The exercise | Only the lines from the start of the data through the line containing "import matplotlib.pyplot as plt" should be written out, exactly as they are, with both ends included and the pictures left out.

# # #

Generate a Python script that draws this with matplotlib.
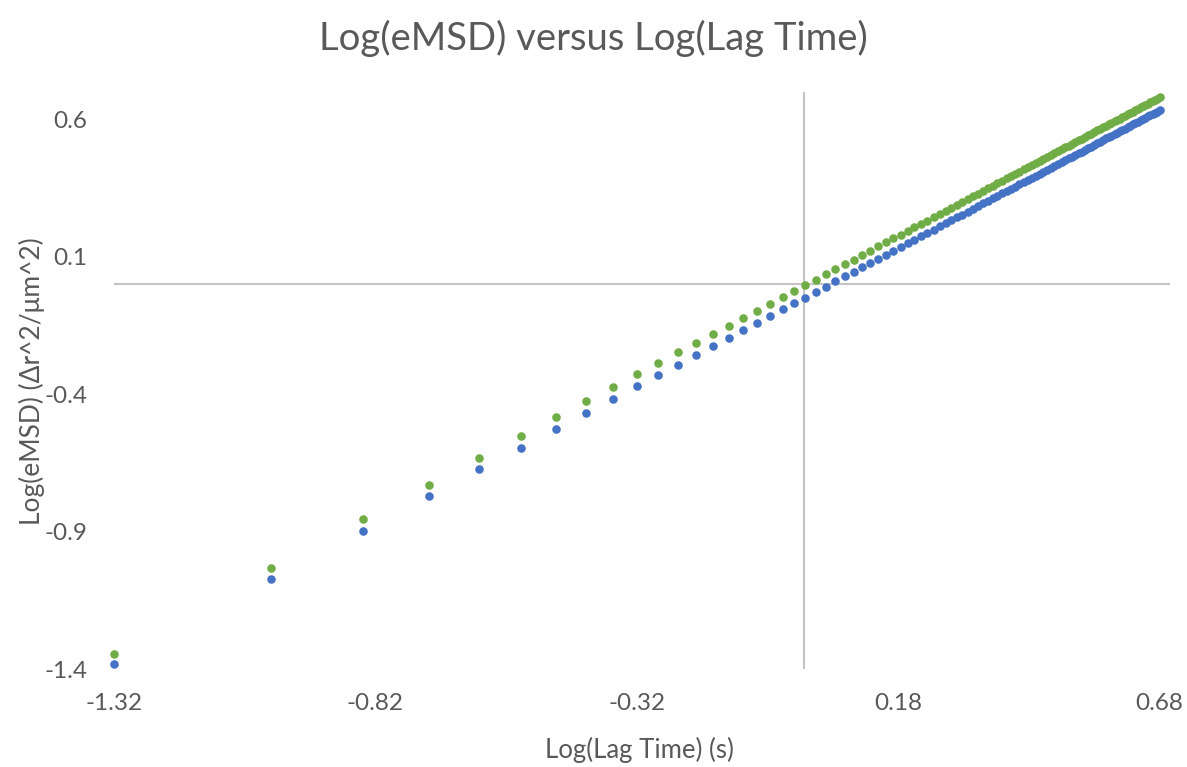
import matplotlib
matplotlib.use('Agg')
import matplotlib.pyplot as plt

# log10 of lag time (s), 100 lag steps
log_lag = [
    -1.320, -1.019, -0.843, -0.718, -0.621, -0.542, -0.475, -0.417, -0.366, -0.320,
    -0.279, -0.241, -0.206, -0.174, -0.144, -0.116, -0.090, -0.065, -0.041, -0.019,
    0.002, 0.022, 0.042, 0.060, 0.078, 0.095, 0.111, 0.127, 0.142, 0.157,
    0.171, 0.185, 0.199, 0.211, 0.224, 0.236, 0.248, 0.260, 0.271, 0.282,
    0.293, 0.303, 0.313, 0.323, 0.333, 0.343, 0.352, 0.361, 0.370, 0.379,
    0.388, 0.396, 0.404, 0.412, 0.420, 0.428, 0.436, 0.443, 0.451, 0.458,
    0.465, 0.472, 0.479, 0.486, 0.493, 0.500, 0.506, 0.513, 0.519, 0.525,
    0.531, 0.537, 0.543, 0.549, 0.555, 0.561, 0.566, 0.572, 0.578, 0.583,
    0.588, 0.594, 0.599, 0.604, 0.609, 0.614, 0.620, 0.624, 0.629, 0.634,
    0.639, 0.644, 0.648, 0.653, 0.658, 0.662, 0.667, 0.671, 0.676, 0.680,
]

# log10 eMSD, lower (blue) series
log_msd_blue = [
    -1.383, -1.073, -0.896, -0.771, -0.673, -0.594, -0.527, -0.468, -0.417, -0.371,
    -0.330, -0.292, -0.257, -0.224, -0.194, -0.166, -0.140, -0.115, -0.091, -0.069,
    -0.048, -0.028, -0.008, 0.011, 0.029, 0.046, 0.062, 0.078, 0.093, 0.108,
    0.122, 0.136, 0.150, 0.162, 0.175, 0.187, 0.199, 0.211, 0.222, 0.233,
    0.244, 0.254, 0.265, 0.275, 0.285, 0.295, 0.304, 0.313, 0.322, 0.331,
    0.340, 0.348, 0.356, 0.364, 0.372, 0.380, 0.388, 0.395, 0.403, 0.410,
    0.417, 0.424, 0.431, 0.438, 0.445, 0.452, 0.458, 0.465, 0.471, 0.477,
    0.483, 0.489, 0.495, 0.501, 0.507, 0.514, 0.519, 0.525, 0.531, 0.536,
    0.541, 0.547, 0.552, 0.557, 0.562, 0.567, 0.573, 0.577, 0.582, 0.587,
    0.592, 0.597, 0.601, 0.606, 0.611, 0.615, 0.620, 0.624, 0.629, 0.633,
]

# log10 eMSD, upper (green) series
log_msd_green = [
    -1.345, -1.033, -0.855, -0.729, -0.631, -0.552, -0.484, -0.426, -0.374, -0.328,
    -0.287, -0.248, -0.213, -0.181, -0.151, -0.122, -0.096, -0.071, -0.047, -0.025,
    -0.003, 0.017, 0.037, 0.055, 0.073, 0.090, 0.106, 0.123, 0.138, 0.153,
    0.167, 0.181, 0.195, 0.207, 0.220, 0.232, 0.245, 0.257, 0.268, 0.279,
    0.290, 0.300, 0.310, 0.320, 0.330, 0.340, 0.349, 0.358, 0.368, 0.377,
    0.386, 0.394, 0.402, 0.410, 0.418, 0.426, 0.434, 0.441, 0.449, 0.456,
    0.463, 0.470, 0.477, 0.484, 0.492, 0.499, 0.505, 0.512, 0.518, 0.524,
    0.530, 0.536, 0.542, 0.548, 0.554, 0.560, 0.565, 0.571, 0.577, 0.582,
    0.587, 0.593, 0.598, 0.603, 0.608, 0.614, 0.620, 0.624, 0.629, 0.634,
    0.639, 0.644, 0.648, 0.653, 0.658, 0.662, 0.667, 0.671, 0.676, 0.680,
]

x_ticks = [-1.32, -0.82, -0.32, 0.18, 0.68]
y_ticks = [-1.4, -0.9, -0.4, 0.1, 0.6]

plt.rcParams['font.family'] = ['Lato', 'DejaVu Sans']
txt = '#595959'

W, H = 1187, 767
fig = plt.figure(figsize=(W / 100, H / 100), dpi=100)
# plot area in pixels: left 114, right 1170, top 92, bottom 669
ax = fig.add_axes([114 / W, 1 - 669 / H, (1170 - 114) / W, (669 - 92) / H])

# Excel-style axes crossing at zero
ax.axvline(0, color='#C4C4C4', lw=1.5, zorder=1)
ax.axhline(0, color='#C4C4C4', lw=1.5, zorder=1)

ax.scatter(log_lag, log_msd_blue, s=38, color='#4472C4', lw=0, zorder=3, clip_on=False)
ax.scatter(log_lag, log_msd_green, s=38, color='#70AD47', lw=0, zorder=3, clip_on=False)

ax.set_xlim(-1.32, 0.70)
ax.set_ylim(-1.4, 0.7)
ax.set_xticks(x_ticks)
ax.set_xticklabels([f'{v:.2f}' for v in x_ticks])
ax.set_yticks(y_ticks)
ax.set_yticklabels([f'{v:.1f}' for v in y_ticks])
ax.tick_params(length=0, labelsize=17.5, colors=txt)
ax.tick_params(axis='x', pad=17)
ax.tick_params(axis='y', pad=19)
for s in ax.spines.values():
    s.set_visible(False)

fig.text(639 / W, 1 - 750 / H, 'Log(Lag Time) (s)', fontsize=18.5, color=txt,
         ha='center', va='center')
fig.text(32 / W, 1 - 381 / H, 'Log(eMSD) (Δr^2/μm^2)', fontsize=19, color=txt,
         ha='center', va='center', rotation=90)
fig.text(0.5, 1 - 38 / H, 'Log(eMSD) versus Log(Lag Time)', fontsize=27.5,
         color=txt, ha='center', va='center')

fig.savefig('out.png', dpi=100)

# # #

Exercise solution |
Generate a Python script that draws this with matplotlib.
import matplotlib
matplotlib.use('Agg')
import matplotlib.pyplot as plt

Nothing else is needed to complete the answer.